While nobody involved in the test would draw a clear line between Flirtey’s tech and the capabilities of Amazon’s equally nascent drone program, one obvious and not inconsequential difference between the two could give Flirtey an advantage in delivering to even more densely populated areas than Reno, Nevada. Amazon’s flying machines hold their cargo within a container beneath the chassis and must make a complete descent to the ground to deposit customers’ orders; Flirtey’s drone dirigibles, however, remain airborne while lowering items from a tensile rope. Depending on the size of packages being delivered, Flirtey may have a leg-up on Amazon here. It might be able to lower orders through tighter spaces that Amazon’s drones can’t easily find an open path through.
And if there’s no infrastructure to worry about, Sweeney told Fortune that there’s still the human element to consider. Whether it’s from curiosity or directed malice, humans that find drones suddenly within arm’s reach may find it difficult to resist tampering with machines that are better left alone.

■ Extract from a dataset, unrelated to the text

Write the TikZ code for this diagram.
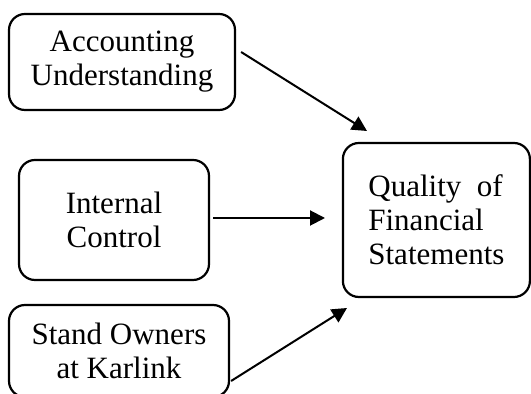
\documentclass[tikz,border=0pt]{standalone}
\usepackage{fontspec}
\setmainfont{Liberation Serif}
\usetikzlibrary{arrows.meta, positioning}

\begin{document}
\begin{tikzpicture}[
    x=0.5pt, y=-0.5pt, % one unit per pixel, y pointing down
    factor/.style={draw, black, line width=1.1pt, rounded corners=8pt,
        align=center, inner sep=0pt,
        font=\fontsize{15.5pt}{17pt}\selectfont},
    link/.style={-{Triangle[length=7.5pt, width=7.5pt]}, black, line width=1pt}
]

% Canvas
\useasboundingbox (0,0) rectangle (531,394);

% Factor boxes
\node[factor, minimum width=113pt, minimum height=48pt] (acct) at (122,62) {Accounting\\Understanding};
\node[factor, minimum width=95pt, minimum height=60pt] (ctrl) at (114,220) {Internal\\Control};
\node[factor, minimum width=110pt, minimum height=46pt] (owners) at (119,351) {Stand Owners\\at Karlink};

% Outcome box
\node[factor, align=left, minimum width=93.5pt, minimum height=77pt] (quality) at (436.4,220) {Quality\enspace{}of\\Financial\\Statements};

% Arrow tips stop short of the outcome box
\coordinate (tipA) at (367,131);
\coordinate (tipB) at (325,218);
\coordinate (tipC) at (347,308);

% Arrows
\draw[link] ([xshift=2.5pt, yshift=5pt]acct.east) -- (tipA);
\draw[link] ([xshift=1.5pt, yshift=1pt]ctrl.east) -- (tipB);
\draw[link] ([xshift=0.5pt, yshift=-15pt]owners.east) -- (tipC);

\end{tikzpicture}
\end{document}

“We think the safest way to deliver packages is for the drone to remain at a distance and lower it into the customer’s hand,” Sweeney said.
For now, the approach seems to be working for Sweeney. There is something to be said for the power of focus in the race for drone delivery, though. While Amazon has a mountain of resources to Flirtey’s relative molehill, those energies are split across multiple projects on multiple burners.
At the moment, Flirtey is strictly focused on aerial deliveries. When Amazon’s Eye of Sauron turns on the startup, though, will it be able to keep its dreams and drones airborne?